Completed operations vs. ongoing operations: Premises liability covers conditions existing during operations. Once a contractor completes work on a property and leaves the site, claims arising from that work shift to completed operations liability coverage — a separate insuring agreement within the CGL form.

Liquor-related incidents: Bodily injury arising from the service of alcohol is excluded under standard CGL premises coverage and requires a dedicated liquor liability insurance policy in states with dram shop liability statutes.

Pollution exclusions: Contamination-related injury on premises — from mold, asbestos, or chemical exposure — triggers the absolute pollution exclusion found in most ISO CGL forms. Coverage for these exposures typically requires a standalone pollution liability insurance policy.

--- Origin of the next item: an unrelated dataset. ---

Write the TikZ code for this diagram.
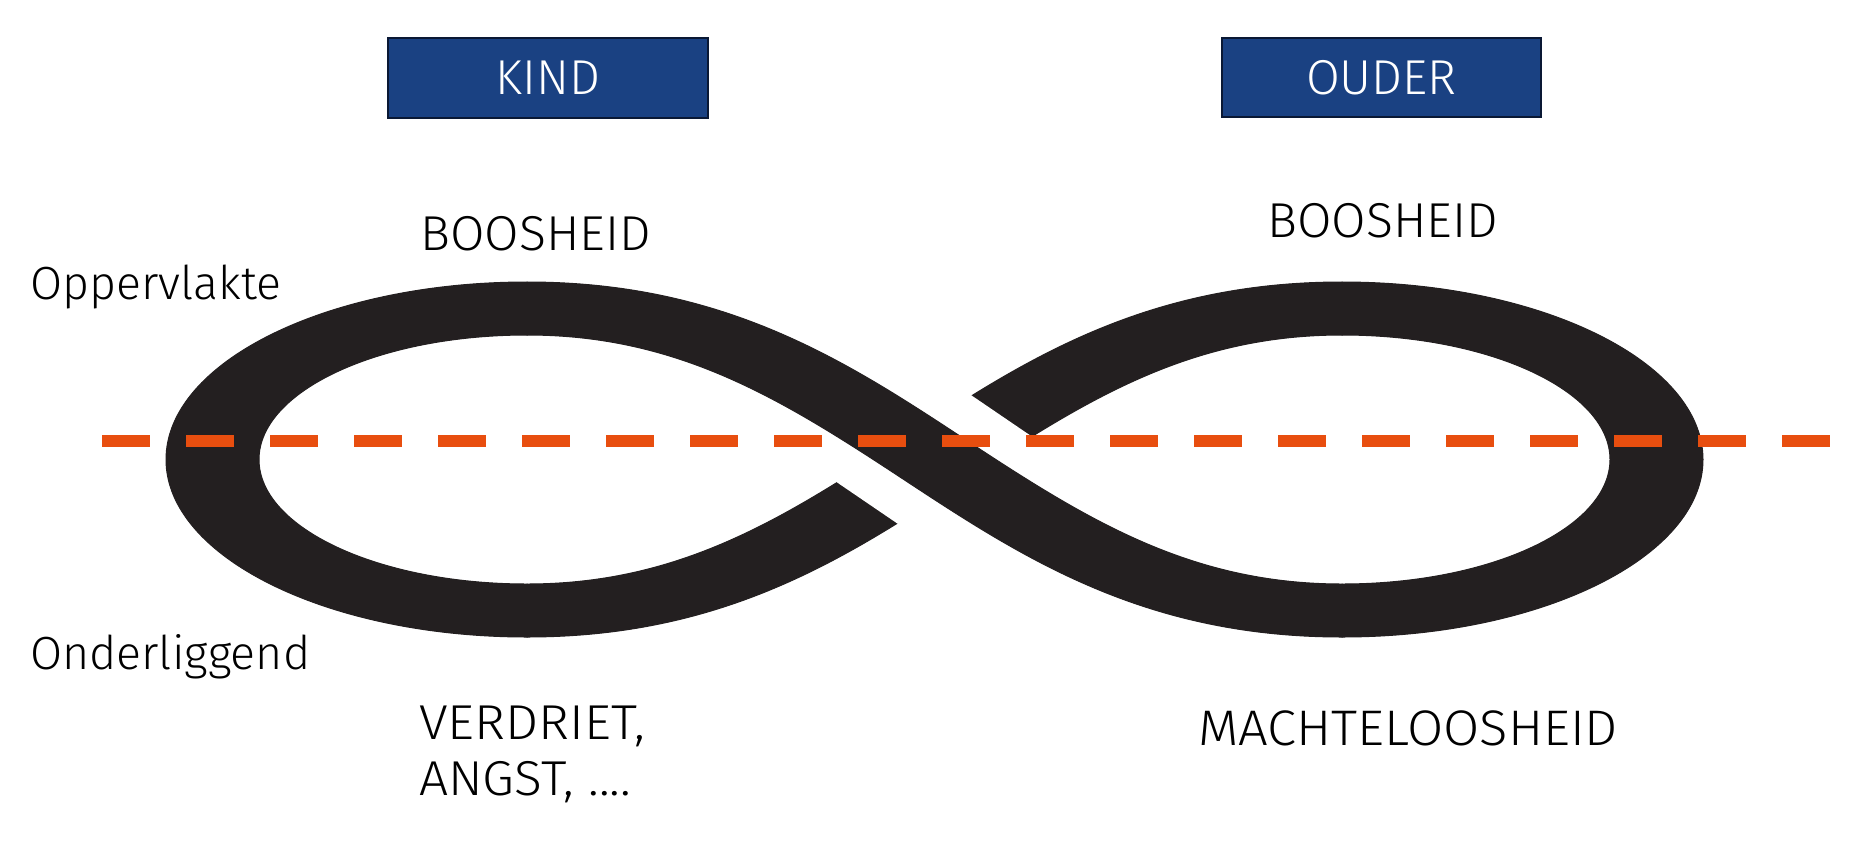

Events on property: When a property is temporarily used for a public or private event, the premises exposure can increase materially. Liability insurance for events and venues addresses the gap between permanent premises coverage and event-specific risks, including liquor service, crowd density, and temporary structures.

Coverage floors and statutory minimums: No federal statute mandates minimum premises liability insurance limits for private commercial property. State requirements are largely enforced indirectly — through commercial lease covenants, lender requirements, and licensing conditions for specific business types (childcare facilities, liquor licensees). Liability insurance state minimum requirements catalogs these state-level mandates by category.

The underwriting process for premises liability — documented in the liability insurance underwriting process — weights loss history heavily. A property with 3 or more slip-and-fall claims in a 5-year lookback period may face nonrenewal or surplus lines placement, where ISO forms may not apply and coverage terms require line-by-line review.